[Rows from a dataset]
● ● ●

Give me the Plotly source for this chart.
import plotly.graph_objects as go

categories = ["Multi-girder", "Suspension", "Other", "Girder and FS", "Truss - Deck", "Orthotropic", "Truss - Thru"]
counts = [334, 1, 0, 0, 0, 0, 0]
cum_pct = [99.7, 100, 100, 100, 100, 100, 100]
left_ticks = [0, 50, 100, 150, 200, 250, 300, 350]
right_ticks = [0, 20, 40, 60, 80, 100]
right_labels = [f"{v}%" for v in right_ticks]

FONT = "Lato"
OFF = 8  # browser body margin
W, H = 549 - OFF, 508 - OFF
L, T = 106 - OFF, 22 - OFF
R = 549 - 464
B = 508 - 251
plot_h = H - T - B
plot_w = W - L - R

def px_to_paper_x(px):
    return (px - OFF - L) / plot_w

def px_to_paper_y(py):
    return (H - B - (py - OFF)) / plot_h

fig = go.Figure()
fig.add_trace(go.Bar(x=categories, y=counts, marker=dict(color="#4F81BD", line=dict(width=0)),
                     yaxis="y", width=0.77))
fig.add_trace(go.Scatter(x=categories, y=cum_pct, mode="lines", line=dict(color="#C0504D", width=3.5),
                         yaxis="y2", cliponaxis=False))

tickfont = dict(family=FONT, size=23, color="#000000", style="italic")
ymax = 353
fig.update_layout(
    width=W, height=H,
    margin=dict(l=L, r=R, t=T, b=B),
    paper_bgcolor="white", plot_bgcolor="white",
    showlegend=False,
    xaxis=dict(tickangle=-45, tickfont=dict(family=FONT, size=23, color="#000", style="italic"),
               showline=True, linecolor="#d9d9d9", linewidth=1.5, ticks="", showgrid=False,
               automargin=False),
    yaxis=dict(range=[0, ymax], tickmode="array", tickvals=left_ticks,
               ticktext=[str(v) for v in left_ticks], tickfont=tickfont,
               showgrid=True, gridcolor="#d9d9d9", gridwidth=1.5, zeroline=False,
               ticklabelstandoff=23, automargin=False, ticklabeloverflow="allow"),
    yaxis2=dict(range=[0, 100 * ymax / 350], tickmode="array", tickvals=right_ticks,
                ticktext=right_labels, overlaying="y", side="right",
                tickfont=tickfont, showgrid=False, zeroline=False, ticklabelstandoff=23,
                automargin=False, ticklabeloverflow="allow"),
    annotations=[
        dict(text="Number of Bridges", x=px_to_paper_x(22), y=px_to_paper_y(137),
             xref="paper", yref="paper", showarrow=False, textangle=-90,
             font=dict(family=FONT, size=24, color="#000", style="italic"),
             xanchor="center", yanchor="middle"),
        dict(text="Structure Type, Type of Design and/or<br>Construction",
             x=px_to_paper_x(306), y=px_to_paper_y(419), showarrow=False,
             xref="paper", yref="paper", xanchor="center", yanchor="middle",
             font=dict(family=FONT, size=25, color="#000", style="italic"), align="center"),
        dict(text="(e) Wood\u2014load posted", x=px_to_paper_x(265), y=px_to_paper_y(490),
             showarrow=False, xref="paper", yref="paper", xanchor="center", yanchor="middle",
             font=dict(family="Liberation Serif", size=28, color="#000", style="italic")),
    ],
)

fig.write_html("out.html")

● ● ●

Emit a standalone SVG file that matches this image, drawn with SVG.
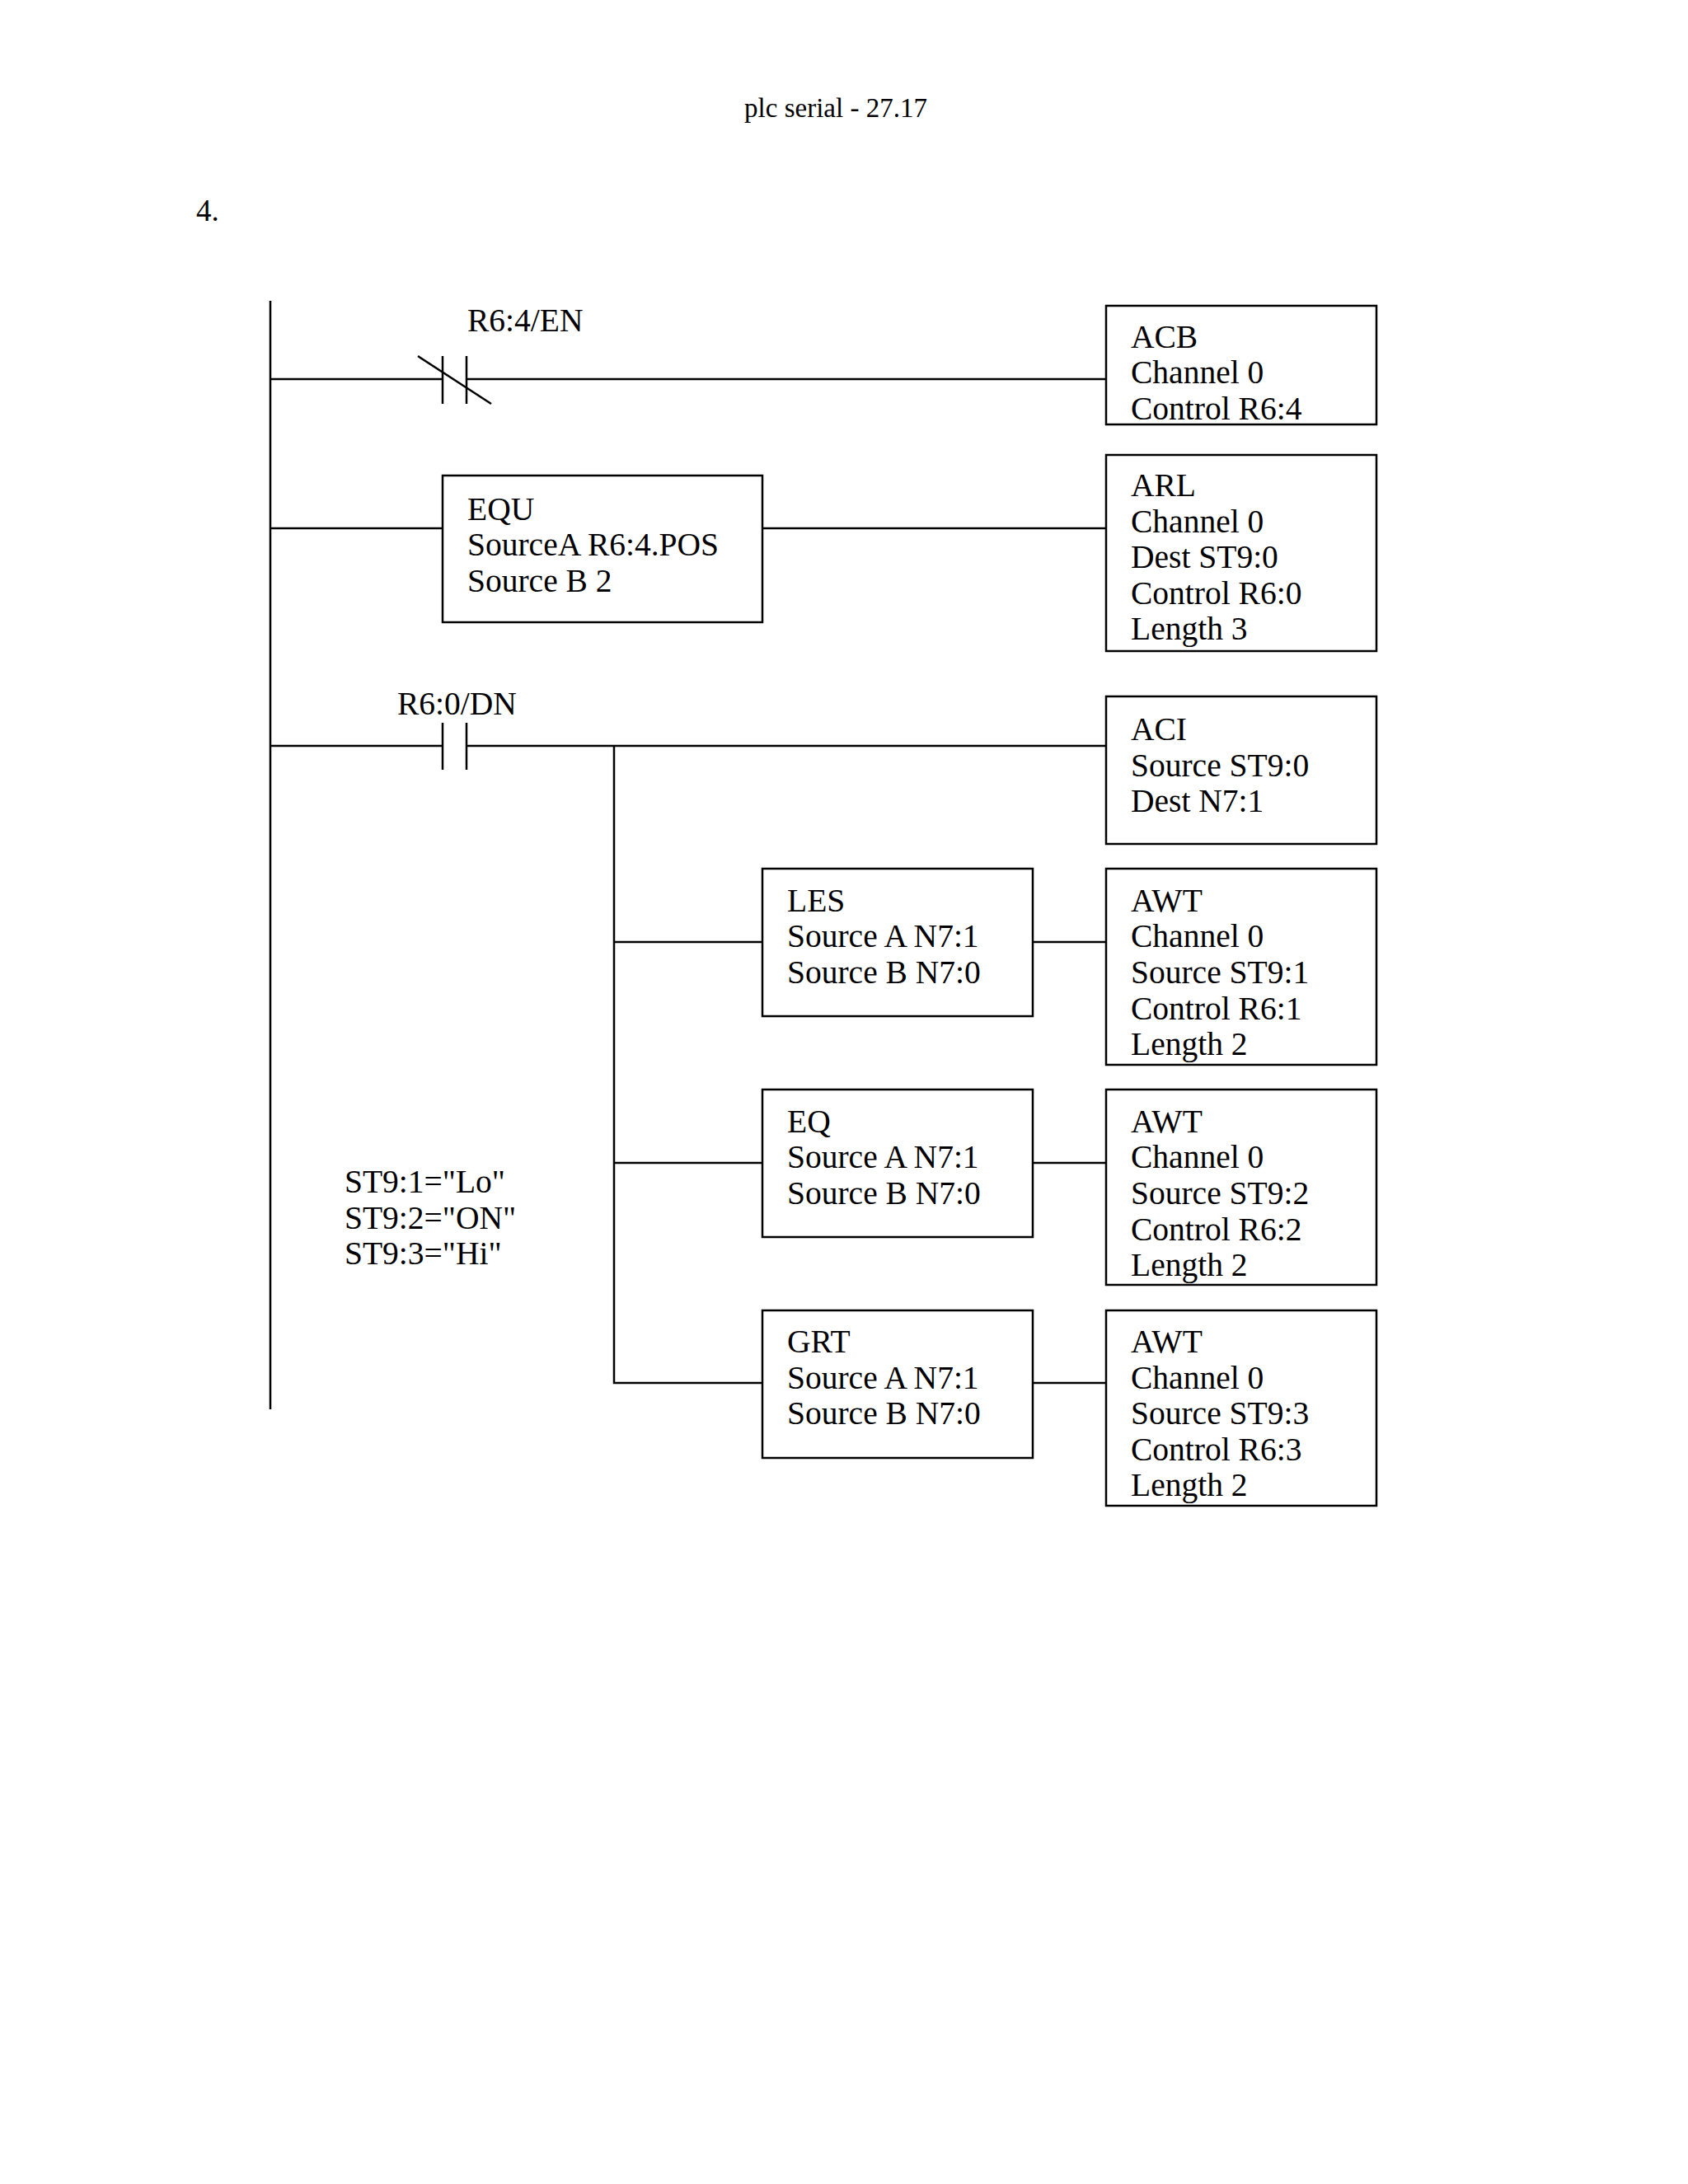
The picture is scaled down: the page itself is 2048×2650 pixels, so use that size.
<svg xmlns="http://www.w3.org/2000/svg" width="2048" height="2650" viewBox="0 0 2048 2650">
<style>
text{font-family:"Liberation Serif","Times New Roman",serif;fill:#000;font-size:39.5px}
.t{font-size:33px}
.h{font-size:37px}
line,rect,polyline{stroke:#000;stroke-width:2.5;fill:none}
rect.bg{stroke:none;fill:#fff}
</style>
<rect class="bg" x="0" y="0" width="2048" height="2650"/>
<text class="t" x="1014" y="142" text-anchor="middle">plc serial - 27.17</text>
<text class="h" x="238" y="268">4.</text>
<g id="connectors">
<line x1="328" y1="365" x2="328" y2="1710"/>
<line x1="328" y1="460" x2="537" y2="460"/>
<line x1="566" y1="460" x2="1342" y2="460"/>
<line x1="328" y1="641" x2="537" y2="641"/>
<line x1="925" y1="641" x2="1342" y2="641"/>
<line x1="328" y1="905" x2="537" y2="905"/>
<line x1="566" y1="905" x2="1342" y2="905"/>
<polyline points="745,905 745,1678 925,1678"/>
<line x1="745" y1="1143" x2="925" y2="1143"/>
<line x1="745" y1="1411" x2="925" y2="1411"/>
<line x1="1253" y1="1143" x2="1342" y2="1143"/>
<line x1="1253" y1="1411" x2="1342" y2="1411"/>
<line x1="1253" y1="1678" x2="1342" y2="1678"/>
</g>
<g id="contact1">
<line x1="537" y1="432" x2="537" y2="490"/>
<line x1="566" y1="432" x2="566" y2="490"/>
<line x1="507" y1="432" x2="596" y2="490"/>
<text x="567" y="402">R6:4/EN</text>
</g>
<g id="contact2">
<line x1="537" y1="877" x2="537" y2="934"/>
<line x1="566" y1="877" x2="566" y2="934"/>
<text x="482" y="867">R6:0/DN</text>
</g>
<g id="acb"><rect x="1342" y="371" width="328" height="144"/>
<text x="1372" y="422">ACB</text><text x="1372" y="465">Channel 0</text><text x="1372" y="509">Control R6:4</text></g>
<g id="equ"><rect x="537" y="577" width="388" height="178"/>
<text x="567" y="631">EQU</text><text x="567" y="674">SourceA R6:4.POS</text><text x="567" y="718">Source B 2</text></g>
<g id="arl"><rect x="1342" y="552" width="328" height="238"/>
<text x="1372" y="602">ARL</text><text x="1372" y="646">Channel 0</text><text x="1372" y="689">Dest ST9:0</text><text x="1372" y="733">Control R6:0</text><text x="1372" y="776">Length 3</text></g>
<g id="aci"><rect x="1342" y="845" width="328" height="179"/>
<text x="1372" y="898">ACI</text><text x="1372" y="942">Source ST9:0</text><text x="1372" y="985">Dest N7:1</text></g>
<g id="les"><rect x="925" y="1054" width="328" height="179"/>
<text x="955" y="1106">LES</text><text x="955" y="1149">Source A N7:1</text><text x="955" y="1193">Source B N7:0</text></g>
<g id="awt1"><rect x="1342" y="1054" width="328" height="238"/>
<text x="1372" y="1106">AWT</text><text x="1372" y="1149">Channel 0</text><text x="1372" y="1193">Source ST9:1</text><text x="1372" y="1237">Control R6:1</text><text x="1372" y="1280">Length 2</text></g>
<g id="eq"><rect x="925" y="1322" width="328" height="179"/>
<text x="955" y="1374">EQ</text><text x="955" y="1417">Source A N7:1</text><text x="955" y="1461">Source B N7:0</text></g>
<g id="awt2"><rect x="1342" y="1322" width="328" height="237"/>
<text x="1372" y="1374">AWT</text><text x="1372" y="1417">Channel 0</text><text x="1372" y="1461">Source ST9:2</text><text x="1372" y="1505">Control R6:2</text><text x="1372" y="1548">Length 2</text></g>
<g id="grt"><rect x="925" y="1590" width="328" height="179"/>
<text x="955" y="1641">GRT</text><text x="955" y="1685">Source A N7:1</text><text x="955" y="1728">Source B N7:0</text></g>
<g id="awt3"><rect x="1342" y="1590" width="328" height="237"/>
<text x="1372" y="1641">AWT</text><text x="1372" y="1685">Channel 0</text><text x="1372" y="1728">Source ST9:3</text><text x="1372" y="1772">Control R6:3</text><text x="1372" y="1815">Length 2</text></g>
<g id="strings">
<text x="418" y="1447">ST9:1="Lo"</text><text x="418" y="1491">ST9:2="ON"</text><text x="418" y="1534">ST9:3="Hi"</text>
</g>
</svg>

● ● ●

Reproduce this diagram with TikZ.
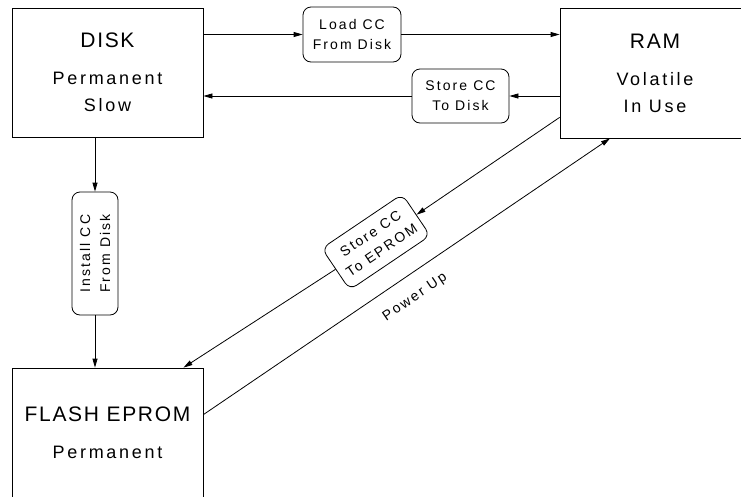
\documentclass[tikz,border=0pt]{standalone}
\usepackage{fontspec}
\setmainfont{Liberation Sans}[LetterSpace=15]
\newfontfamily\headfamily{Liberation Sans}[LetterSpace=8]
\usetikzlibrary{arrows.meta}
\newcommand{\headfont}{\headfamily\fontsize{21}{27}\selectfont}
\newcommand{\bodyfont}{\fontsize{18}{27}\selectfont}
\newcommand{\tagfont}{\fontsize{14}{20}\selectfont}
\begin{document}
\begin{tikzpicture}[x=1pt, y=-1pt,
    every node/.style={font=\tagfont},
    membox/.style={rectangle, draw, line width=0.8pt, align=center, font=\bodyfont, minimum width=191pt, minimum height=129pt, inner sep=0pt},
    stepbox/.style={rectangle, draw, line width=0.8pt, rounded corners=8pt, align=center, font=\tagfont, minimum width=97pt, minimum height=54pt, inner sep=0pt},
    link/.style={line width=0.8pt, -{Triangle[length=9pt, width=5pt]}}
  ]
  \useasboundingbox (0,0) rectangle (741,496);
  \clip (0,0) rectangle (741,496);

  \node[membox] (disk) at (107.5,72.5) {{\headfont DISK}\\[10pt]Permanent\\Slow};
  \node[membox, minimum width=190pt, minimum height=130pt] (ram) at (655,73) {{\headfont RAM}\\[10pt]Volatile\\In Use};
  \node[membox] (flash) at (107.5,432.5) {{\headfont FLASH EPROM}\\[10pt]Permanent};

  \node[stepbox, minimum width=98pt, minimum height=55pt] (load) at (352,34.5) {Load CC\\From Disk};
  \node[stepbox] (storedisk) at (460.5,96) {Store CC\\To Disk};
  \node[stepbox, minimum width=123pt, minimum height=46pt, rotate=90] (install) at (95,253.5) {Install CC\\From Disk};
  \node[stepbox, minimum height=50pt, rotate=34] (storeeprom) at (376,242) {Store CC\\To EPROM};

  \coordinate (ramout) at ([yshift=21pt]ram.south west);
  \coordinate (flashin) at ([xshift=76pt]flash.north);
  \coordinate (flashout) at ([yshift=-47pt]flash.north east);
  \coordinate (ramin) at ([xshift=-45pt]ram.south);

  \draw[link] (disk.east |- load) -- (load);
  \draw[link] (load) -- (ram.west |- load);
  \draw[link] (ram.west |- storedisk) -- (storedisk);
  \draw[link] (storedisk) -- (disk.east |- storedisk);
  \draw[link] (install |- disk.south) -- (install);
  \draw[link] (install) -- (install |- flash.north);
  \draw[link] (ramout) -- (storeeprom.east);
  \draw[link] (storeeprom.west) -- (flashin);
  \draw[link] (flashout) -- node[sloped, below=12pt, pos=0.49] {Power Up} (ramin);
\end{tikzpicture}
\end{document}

● ● ●

Written instruction:
Track down every line of the material containing the string "this", and copy it.

Exercise result:
Give me the Plotly source for this chart.
Emit a standalone SVG file that matches this image, drawn with SVG.
Reproduce this diagram with TikZ.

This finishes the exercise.